Word for word, give the material below again, minus any images.

··· Dataset section ···

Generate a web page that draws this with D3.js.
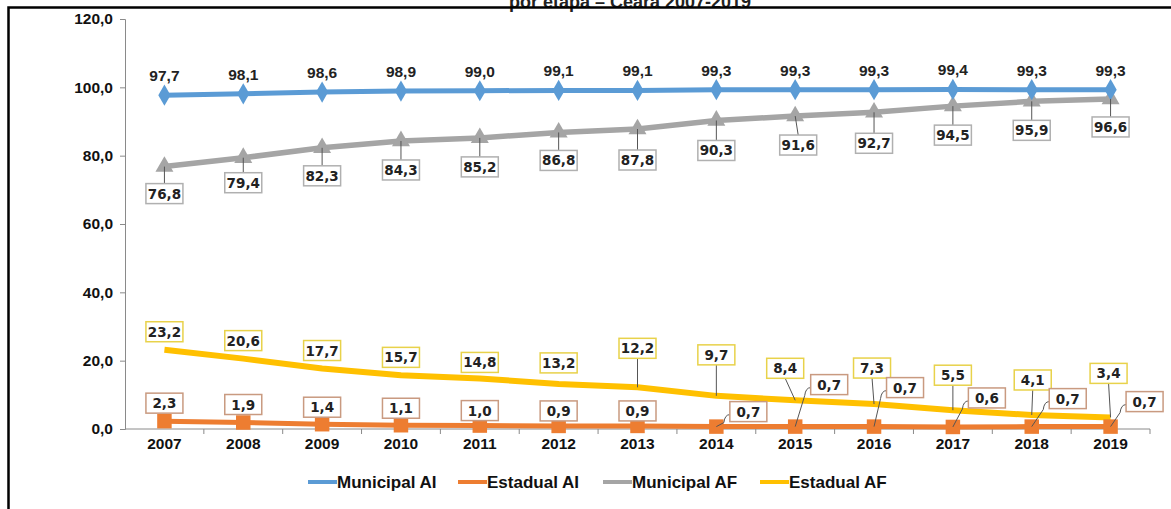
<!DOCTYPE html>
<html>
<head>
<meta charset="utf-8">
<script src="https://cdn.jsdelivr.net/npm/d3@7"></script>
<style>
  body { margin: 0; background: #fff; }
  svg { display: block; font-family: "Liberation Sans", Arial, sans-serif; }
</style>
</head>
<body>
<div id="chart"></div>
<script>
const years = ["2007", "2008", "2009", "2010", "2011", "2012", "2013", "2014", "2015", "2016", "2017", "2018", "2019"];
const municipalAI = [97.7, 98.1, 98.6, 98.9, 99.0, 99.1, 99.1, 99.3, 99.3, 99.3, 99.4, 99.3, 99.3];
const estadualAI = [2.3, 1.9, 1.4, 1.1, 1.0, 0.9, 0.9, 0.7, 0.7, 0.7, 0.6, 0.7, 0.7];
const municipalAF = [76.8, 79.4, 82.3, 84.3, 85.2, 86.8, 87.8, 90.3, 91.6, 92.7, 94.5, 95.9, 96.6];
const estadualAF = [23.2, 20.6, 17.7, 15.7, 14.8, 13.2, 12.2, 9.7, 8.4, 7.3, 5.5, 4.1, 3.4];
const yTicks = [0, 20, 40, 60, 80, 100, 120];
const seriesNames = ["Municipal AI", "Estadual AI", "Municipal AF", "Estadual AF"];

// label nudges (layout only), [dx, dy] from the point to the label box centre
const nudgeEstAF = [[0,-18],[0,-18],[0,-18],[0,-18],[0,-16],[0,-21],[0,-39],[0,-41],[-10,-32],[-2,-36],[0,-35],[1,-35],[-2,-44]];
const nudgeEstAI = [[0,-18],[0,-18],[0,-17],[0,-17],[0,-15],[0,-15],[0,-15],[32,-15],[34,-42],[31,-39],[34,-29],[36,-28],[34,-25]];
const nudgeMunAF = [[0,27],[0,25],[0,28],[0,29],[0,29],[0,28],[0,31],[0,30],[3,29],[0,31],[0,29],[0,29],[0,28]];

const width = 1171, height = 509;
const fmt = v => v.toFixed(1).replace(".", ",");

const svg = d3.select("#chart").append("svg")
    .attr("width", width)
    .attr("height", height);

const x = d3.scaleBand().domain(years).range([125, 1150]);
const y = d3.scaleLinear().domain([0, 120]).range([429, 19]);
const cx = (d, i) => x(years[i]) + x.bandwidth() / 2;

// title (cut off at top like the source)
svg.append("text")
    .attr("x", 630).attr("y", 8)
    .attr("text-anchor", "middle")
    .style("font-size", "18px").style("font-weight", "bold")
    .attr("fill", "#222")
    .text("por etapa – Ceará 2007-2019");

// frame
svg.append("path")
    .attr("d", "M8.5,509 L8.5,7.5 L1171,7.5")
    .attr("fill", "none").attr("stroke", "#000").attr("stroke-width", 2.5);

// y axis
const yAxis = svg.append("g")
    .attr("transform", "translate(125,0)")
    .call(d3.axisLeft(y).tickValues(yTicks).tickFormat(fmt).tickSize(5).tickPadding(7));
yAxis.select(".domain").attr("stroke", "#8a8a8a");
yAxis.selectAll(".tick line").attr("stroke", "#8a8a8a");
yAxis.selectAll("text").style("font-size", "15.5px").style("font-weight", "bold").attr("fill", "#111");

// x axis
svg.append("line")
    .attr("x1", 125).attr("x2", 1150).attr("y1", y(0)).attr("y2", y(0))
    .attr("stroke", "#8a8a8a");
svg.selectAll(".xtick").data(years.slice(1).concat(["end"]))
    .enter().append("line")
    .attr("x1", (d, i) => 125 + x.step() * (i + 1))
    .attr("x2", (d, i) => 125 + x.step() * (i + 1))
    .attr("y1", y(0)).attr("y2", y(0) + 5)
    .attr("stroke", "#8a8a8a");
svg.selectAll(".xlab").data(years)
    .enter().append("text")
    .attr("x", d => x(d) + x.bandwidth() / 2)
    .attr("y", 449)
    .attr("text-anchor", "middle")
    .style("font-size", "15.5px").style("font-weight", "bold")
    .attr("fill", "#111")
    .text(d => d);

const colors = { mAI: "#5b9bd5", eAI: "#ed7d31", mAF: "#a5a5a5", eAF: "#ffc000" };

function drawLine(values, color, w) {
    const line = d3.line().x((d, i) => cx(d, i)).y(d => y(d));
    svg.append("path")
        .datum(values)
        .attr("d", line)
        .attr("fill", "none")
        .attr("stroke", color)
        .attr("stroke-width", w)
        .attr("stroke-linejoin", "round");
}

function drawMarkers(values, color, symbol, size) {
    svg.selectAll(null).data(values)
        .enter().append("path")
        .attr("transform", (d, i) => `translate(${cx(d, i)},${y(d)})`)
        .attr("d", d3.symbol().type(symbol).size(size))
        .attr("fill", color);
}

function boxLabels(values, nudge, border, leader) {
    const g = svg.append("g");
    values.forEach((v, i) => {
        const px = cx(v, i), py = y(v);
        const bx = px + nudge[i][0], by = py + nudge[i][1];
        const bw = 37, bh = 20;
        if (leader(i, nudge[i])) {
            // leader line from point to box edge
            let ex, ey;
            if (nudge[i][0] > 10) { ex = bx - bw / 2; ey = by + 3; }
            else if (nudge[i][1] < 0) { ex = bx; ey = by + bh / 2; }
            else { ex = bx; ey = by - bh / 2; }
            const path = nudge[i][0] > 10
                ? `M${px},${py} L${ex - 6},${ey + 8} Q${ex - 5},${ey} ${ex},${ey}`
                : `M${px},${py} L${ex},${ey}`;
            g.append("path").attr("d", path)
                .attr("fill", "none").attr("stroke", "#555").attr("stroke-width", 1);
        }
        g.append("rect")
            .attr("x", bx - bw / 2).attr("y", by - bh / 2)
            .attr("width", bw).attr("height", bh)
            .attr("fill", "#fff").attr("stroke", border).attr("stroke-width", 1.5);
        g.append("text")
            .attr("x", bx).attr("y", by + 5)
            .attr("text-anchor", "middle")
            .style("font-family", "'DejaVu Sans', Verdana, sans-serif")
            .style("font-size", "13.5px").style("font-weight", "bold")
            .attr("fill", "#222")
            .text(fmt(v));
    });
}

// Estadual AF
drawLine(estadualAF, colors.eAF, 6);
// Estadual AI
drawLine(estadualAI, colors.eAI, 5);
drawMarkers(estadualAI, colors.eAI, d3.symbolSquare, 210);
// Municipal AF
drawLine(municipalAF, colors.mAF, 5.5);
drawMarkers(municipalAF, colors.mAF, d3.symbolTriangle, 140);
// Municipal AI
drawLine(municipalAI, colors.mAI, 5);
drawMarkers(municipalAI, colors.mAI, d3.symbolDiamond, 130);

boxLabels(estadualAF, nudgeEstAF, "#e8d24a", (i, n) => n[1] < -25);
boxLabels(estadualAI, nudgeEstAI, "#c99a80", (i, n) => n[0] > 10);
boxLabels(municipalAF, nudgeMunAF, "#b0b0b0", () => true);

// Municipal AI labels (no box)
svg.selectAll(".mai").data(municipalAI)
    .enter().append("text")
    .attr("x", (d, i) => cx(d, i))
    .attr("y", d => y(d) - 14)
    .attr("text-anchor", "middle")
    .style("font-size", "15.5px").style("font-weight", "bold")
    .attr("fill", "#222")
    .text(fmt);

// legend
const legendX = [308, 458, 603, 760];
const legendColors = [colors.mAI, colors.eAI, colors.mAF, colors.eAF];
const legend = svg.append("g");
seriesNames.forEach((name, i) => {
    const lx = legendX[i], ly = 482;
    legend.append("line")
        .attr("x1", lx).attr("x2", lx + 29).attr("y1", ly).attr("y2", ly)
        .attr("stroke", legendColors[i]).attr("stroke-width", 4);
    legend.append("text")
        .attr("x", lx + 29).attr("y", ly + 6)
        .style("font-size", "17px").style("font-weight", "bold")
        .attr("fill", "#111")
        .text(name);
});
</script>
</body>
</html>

···

Exercise output:
Generate a web page that draws this with D3.js.
<!DOCTYPE html>
<html>
<head>
<meta charset="utf-8">
<script src="https://cdn.jsdelivr.net/npm/d3@7"></script>
<style>
  body { margin: 0; background: #fff; }
  svg { display: block; font-family: "Liberation Sans", Arial, sans-serif; }
</style>
</head>
<body>
<div id="chart"></div>
<script>
const years = ["2007", "2008", "2009", "2010", "2011", "2012", "2013", "2014", "2015", "2016", "2017", "2018", "2019"];
const municipalAI = [97.7, 98.1, 98.6, 98.9, 99.0, 99.1, 99.1, 99.3, 99.3, 99.3, 99.4, 99.3, 99.3];
const estadualAI = [2.3, 1.9, 1.4, 1.1, 1.0, 0.9, 0.9, 0.7, 0.7, 0.7, 0.6, 0.7, 0.7];
const municipalAF = [76.8, 79.4, 82.3, 84.3, 85.2, 86.8, 87.8, 90.3, 91.6, 92.7, 94.5, 95.9, 96.6];
const estadualAF = [23.2, 20.6, 17.7, 15.7, 14.8, 13.2, 12.2, 9.7, 8.4, 7.3, 5.5, 4.1, 3.4];
const yTicks = [0, 20, 40, 60, 80, 100, 120];
const seriesNames = ["Municipal AI", "Estadual AI", "Municipal AF", "Estadual AF"];

// label nudges (layout only), [dx, dy] from the point to the label box centre
const nudgeEstAF = [[0,-18],[0,-18],[0,-18],[0,-18],[0,-16],[0,-21],[0,-39],[0,-41],[-10,-32],[-2,-36],[0,-35],[1,-35],[-2,-44]];
const nudgeEstAI = [[0,-18],[0,-18],[0,-17],[0,-17],[0,-15],[0,-15],[0,-15],[32,-15],[34,-42],[31,-39],[34,-29],[36,-28],[34,-25]];
const nudgeMunAF = [[0,27],[0,25],[0,28],[0,29],[0,29],[0,28],[0,31],[0,30],[3,29],[0,31],[0,29],[0,29],[0,28]];

const width = 1171, height = 509;
const fmt = v => v.toFixed(1).replace(".", ",");

const svg = d3.select("#chart").append("svg")
    .attr("width", width)
    .attr("height", height);

const x = d3.scaleBand().domain(years).range([125, 1150]);
const y = d3.scaleLinear().domain([0, 120]).range([429, 19]);
const cx = (d, i) => x(years[i]) + x.bandwidth() / 2;

// title (cut off at top like the source)
svg.append("text")
    .attr("x", 630).attr("y", 8)
    .attr("text-anchor", "middle")
    .style("font-size", "18px").style("font-weight", "bold")
    .attr("fill", "#222")
    .text("por etapa – Ceará 2007-2019");

// frame
svg.append("path")
    .attr("d", "M8.5,509 L8.5,7.5 L1171,7.5")
    .attr("fill", "none").attr("stroke", "#000").attr("stroke-width", 2.5);

// y axis
const yAxis = svg.append("g")
    .attr("transform", "translate(125,0)")
    .call(d3.axisLeft(y).tickValues(yTicks).tickFormat(fmt).tickSize(5).tickPadding(7));
yAxis.select(".domain").attr("stroke", "#8a8a8a");
yAxis.selectAll(".tick line").attr("stroke", "#8a8a8a");
yAxis.selectAll("text").style("font-size", "15.5px").style("font-weight", "bold").attr("fill", "#111");

// x axis
svg.append("line")
    .attr("x1", 125).attr("x2", 1150).attr("y1", y(0)).attr("y2", y(0))
    .attr("stroke", "#8a8a8a");
svg.selectAll(".xtick").data(years.slice(1).concat(["end"]))
    .enter().append("line")
    .attr("x1", (d, i) => 125 + x.step() * (i + 1))
    .attr("x2", (d, i) => 125 + x.step() * (i + 1))
    .attr("y1", y(0)).attr("y2", y(0) + 5)
    .attr("stroke", "#8a8a8a");
svg.selectAll(".xlab").data(years)
    .enter().append("text")
    .attr("x", d => x(d) + x.bandwidth() / 2)
    .attr("y", 449)
    .attr("text-anchor", "middle")
    .style("font-size", "15.5px").style("font-weight", "bold")
    .attr("fill", "#111")
    .text(d => d);

const colors = { mAI: "#5b9bd5", eAI: "#ed7d31", mAF: "#a5a5a5", eAF: "#ffc000" };

function drawLine(values, color, w) {
    const line = d3.line().x((d, i) => cx(d, i)).y(d => y(d));
    svg.append("path")
        .datum(values)
        .attr("d", line)
        .attr("fill", "none")
        .attr("stroke", color)
        .attr("stroke-width", w)
        .attr("stroke-linejoin", "round");
}

function drawMarkers(values, color, symbol, size) {
    svg.selectAll(null).data(values)
        .enter().append("path")
        .attr("transform", (d, i) => `translate(${cx(d, i)},${y(d)})`)
        .attr("d", d3.symbol().type(symbol).size(size))
        .attr("fill", color);
}

function boxLabels(values, nudge, border, leader) {
    const g = svg.append("g");
    values.forEach((v, i) => {
        const px = cx(v, i), py = y(v);
        const bx = px + nudge[i][0], by = py + nudge[i][1];
        const bw = 37, bh = 20;
        if (leader(i, nudge[i])) {
            // leader line from point to box edge
            let ex, ey;
            if (nudge[i][0] > 10) { ex = bx - bw / 2; ey = by + 3; }
            else if (nudge[i][1] < 0) { ex = bx; ey = by + bh / 2; }
            else { ex = bx; ey = by - bh / 2; }
            const path = nudge[i][0] > 10
                ? `M${px},${py} L${ex - 6},${ey + 8} Q${ex - 5},${ey} ${ex},${ey}`
                : `M${px},${py} L${ex},${ey}`;
            g.append("path").attr("d", path)
                .attr("fill", "none").attr("stroke", "#555").attr("stroke-width", 1);
        }
        g.append("rect")
            .attr("x", bx - bw / 2).attr("y", by - bh / 2)
            .attr("width", bw).attr("height", bh)
            .attr("fill", "#fff").attr("stroke", border).attr("stroke-width", 1.5);
        g.append("text")
            .attr("x", bx).attr("y", by + 5)
            .attr("text-anchor", "middle")
            .style("font-family", "'DejaVu Sans', Verdana, sans-serif")
            .style("font-size", "13.5px").style("font-weight", "bold")
            .attr("fill", "#222")
            .text(fmt(v));
    });
}

// Estadual AF
drawLine(estadualAF, colors.eAF, 6);
// Estadual AI
drawLine(estadualAI, colors.eAI, 5);
drawMarkers(estadualAI, colors.eAI, d3.symbolSquare, 210);
// Municipal AF
drawLine(municipalAF, colors.mAF, 5.5);
drawMarkers(municipalAF, colors.mAF, d3.symbolTriangle, 140);
// Municipal AI
drawLine(municipalAI, colors.mAI, 5);
drawMarkers(municipalAI, colors.mAI, d3.symbolDiamond, 130);

boxLabels(estadualAF, nudgeEstAF, "#e8d24a", (i, n) => n[1] < -25);
boxLabels(estadualAI, nudgeEstAI, "#c99a80", (i, n) => n[0] > 10);
boxLabels(municipalAF, nudgeMunAF, "#b0b0b0", () => true);

// Municipal AI labels (no box)
svg.selectAll(".mai").data(municipalAI)
    .enter().append("text")
    .attr("x", (d, i) => cx(d, i))
    .attr("y", d => y(d) - 14)
    .attr("text-anchor", "middle")
    .style("font-size", "15.5px").style("font-weight", "bold")
    .attr("fill", "#222")
    .text(fmt);

// legend
const legendX = [308, 458, 603, 760];
const legendColors = [colors.mAI, colors.eAI, colors.mAF, colors.eAF];
const legend = svg.append("g");
seriesNames.forEach((name, i) => {
    const lx = legendX[i], ly = 482;
    legend.append("line")
        .attr("x1", lx).attr("x2", lx + 29).attr("y1", ly).attr("y2", ly)
        .attr("stroke", legendColors[i]).attr("stroke-width", 4);
    legend.append("text")
        .attr("x", lx + 29).attr("y", ly + 6)
        .style("font-size", "17px").style("font-weight", "bold")
        .attr("fill", "#111")
        .text(name);
});
</script>
</body>
</html>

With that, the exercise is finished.